--- Begin ---

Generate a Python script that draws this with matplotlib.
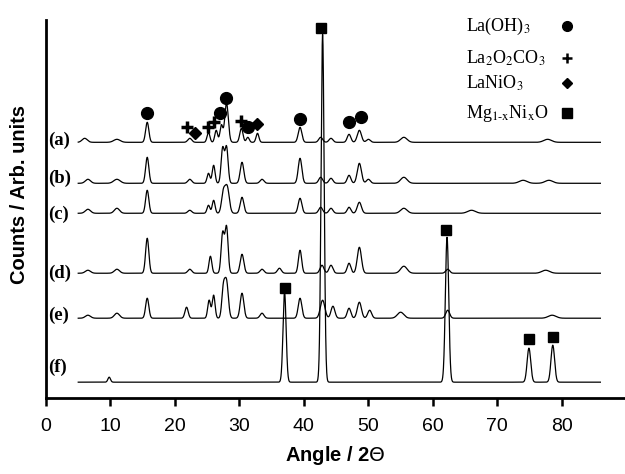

--- End ---
--- Begin ---

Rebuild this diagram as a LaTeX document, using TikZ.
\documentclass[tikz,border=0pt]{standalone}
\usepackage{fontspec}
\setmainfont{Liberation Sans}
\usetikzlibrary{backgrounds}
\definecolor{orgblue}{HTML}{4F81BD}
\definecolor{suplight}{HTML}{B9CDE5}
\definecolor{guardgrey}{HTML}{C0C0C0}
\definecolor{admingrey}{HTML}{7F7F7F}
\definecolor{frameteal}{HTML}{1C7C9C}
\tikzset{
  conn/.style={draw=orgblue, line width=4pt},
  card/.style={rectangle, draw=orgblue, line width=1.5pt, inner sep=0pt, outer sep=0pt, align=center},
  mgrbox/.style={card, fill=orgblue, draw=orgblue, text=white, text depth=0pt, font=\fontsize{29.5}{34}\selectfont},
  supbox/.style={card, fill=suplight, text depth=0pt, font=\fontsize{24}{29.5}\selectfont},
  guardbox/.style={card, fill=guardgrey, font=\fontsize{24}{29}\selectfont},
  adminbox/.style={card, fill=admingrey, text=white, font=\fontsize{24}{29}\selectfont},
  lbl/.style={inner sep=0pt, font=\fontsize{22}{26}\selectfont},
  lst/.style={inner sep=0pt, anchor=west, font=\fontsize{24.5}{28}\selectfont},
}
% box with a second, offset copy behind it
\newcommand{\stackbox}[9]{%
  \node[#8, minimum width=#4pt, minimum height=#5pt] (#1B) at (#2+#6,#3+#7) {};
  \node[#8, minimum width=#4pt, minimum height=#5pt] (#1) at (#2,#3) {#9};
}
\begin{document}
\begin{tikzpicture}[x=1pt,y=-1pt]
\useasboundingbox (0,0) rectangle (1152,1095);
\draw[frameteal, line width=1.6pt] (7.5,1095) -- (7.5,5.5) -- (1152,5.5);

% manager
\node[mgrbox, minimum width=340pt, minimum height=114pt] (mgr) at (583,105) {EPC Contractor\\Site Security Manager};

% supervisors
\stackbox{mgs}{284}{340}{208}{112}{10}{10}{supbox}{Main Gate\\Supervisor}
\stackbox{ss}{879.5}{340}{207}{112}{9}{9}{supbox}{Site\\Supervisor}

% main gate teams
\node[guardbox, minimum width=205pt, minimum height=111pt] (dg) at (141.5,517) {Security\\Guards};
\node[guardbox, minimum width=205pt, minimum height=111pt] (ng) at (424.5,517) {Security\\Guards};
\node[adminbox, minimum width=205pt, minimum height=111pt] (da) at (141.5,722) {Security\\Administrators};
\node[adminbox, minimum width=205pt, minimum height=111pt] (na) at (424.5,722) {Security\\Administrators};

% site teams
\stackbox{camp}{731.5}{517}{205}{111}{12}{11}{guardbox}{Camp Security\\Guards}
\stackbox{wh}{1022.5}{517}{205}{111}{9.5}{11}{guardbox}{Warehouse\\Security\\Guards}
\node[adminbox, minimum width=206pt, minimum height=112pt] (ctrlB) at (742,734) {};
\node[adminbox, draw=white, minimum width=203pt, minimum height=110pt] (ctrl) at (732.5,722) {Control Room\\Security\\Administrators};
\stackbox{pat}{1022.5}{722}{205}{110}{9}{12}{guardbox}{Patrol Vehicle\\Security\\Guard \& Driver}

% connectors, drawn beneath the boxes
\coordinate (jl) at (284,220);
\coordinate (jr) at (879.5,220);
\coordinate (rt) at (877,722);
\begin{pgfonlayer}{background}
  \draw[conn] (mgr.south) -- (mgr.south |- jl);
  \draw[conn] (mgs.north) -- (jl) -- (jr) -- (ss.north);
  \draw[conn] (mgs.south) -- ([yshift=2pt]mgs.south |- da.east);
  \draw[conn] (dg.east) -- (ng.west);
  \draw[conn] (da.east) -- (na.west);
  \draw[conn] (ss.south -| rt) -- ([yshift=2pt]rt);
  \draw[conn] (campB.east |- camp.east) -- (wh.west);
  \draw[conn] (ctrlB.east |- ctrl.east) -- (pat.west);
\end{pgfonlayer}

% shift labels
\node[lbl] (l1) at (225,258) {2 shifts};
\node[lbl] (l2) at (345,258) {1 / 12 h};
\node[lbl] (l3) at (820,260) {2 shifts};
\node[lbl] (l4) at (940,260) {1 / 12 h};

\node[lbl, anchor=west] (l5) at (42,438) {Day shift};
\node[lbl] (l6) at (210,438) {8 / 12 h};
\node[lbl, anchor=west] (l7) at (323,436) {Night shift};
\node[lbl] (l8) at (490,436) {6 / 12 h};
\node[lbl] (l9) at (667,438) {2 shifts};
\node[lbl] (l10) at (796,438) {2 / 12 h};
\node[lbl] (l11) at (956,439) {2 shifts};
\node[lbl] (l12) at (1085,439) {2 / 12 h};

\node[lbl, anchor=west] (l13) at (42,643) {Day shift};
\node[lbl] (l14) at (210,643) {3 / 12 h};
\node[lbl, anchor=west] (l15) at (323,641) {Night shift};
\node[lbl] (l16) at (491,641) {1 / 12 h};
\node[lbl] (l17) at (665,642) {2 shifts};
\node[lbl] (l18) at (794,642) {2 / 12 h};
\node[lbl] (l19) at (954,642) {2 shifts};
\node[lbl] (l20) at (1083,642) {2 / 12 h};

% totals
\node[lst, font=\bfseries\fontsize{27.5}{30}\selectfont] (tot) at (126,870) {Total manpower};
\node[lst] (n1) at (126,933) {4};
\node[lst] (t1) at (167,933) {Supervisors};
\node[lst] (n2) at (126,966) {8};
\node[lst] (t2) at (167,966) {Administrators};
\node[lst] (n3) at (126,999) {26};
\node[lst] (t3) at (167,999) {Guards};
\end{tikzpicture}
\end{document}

--- End ---
--- Begin ---

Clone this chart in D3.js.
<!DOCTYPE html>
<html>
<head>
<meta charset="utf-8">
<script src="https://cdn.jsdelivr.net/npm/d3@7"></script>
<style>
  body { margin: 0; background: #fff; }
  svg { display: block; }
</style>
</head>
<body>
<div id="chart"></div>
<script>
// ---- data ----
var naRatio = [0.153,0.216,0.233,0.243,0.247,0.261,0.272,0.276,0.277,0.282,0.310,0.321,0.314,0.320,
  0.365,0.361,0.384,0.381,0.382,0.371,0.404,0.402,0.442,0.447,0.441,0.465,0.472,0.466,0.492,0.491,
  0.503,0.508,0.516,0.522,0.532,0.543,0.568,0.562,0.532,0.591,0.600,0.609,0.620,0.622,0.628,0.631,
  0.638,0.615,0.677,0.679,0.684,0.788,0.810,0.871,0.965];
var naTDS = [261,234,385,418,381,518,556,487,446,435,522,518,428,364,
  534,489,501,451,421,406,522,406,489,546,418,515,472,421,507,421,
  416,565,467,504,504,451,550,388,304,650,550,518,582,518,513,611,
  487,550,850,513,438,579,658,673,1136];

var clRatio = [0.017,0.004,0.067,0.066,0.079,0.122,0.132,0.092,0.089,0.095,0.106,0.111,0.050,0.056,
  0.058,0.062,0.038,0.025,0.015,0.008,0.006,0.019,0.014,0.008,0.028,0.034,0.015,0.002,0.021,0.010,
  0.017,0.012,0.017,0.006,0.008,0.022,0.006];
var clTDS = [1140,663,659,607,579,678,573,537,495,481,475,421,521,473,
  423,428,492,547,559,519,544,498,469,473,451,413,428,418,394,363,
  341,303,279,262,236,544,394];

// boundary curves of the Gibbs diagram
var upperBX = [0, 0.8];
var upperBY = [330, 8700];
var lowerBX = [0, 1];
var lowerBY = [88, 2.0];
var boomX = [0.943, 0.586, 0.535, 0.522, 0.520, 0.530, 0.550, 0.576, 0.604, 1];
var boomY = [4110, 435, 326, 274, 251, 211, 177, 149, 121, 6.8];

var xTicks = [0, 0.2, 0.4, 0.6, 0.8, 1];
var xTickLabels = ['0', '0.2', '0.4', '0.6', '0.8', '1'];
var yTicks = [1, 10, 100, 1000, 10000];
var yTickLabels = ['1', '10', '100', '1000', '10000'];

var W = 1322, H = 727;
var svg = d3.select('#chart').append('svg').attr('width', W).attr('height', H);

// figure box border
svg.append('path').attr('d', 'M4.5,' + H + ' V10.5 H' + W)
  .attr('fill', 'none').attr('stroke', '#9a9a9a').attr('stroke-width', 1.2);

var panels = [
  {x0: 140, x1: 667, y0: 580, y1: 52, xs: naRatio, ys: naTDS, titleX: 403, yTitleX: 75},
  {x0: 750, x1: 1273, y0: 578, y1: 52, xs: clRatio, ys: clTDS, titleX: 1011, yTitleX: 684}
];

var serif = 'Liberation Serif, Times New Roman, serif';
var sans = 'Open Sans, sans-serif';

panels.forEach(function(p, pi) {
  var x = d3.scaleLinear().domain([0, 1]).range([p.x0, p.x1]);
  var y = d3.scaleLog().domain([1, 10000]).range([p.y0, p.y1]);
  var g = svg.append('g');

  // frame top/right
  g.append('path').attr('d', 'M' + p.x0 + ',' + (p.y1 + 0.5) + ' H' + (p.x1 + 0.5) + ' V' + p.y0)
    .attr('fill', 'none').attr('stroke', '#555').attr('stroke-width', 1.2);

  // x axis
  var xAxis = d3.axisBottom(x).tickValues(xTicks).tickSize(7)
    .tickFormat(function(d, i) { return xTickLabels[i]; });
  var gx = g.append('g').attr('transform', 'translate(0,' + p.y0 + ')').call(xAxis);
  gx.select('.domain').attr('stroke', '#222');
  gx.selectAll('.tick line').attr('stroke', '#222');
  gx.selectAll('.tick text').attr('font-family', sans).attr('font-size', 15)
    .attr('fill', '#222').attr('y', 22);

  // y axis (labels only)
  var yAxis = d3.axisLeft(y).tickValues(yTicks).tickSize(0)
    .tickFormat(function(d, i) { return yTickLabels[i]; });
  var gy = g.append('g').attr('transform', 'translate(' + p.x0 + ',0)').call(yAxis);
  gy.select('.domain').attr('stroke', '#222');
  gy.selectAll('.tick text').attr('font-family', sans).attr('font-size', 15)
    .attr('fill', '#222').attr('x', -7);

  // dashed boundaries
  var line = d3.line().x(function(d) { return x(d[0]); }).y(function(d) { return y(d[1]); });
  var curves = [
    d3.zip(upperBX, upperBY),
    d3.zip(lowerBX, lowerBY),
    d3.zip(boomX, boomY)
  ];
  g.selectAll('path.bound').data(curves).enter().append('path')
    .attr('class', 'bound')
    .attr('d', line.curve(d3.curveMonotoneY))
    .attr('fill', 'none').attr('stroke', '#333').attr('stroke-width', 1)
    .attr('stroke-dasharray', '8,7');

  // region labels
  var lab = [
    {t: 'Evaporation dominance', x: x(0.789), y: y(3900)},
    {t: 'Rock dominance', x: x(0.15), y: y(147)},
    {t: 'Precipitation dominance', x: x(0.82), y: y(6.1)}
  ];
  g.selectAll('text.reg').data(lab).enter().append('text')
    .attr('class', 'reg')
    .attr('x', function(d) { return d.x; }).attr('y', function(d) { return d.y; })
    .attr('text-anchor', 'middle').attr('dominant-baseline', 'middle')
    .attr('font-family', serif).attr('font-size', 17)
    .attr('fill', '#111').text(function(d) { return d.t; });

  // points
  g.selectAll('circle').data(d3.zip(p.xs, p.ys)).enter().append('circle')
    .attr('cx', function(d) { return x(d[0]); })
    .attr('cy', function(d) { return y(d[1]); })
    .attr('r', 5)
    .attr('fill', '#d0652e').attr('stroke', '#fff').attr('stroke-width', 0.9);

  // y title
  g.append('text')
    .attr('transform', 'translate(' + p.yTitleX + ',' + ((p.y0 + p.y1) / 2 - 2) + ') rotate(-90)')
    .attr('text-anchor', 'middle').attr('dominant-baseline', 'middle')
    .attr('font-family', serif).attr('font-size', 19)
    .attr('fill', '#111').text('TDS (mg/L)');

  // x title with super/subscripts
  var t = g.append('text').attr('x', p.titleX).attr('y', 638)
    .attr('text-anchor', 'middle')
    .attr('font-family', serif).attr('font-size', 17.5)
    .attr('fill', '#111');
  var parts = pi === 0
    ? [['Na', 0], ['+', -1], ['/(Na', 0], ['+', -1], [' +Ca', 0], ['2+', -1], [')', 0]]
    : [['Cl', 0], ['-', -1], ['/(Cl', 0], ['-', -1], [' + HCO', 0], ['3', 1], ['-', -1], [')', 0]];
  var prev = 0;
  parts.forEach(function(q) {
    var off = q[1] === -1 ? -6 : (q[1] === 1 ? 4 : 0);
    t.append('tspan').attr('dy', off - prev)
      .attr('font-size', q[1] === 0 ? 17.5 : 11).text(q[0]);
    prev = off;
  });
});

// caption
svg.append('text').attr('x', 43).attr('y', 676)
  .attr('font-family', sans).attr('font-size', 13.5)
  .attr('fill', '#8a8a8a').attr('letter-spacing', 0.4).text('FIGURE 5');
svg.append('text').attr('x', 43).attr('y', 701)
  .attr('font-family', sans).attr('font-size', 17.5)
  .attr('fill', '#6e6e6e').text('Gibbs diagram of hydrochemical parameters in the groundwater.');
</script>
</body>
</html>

--- End ---

Using the records above, pull out each line where the word "this" occurs.

_WRITTEN SOLUTION_:
Generate a Python script that draws this with matplotlib.
Rebuild this diagram as a LaTeX document, using TikZ.
Clone this chart in D3.js.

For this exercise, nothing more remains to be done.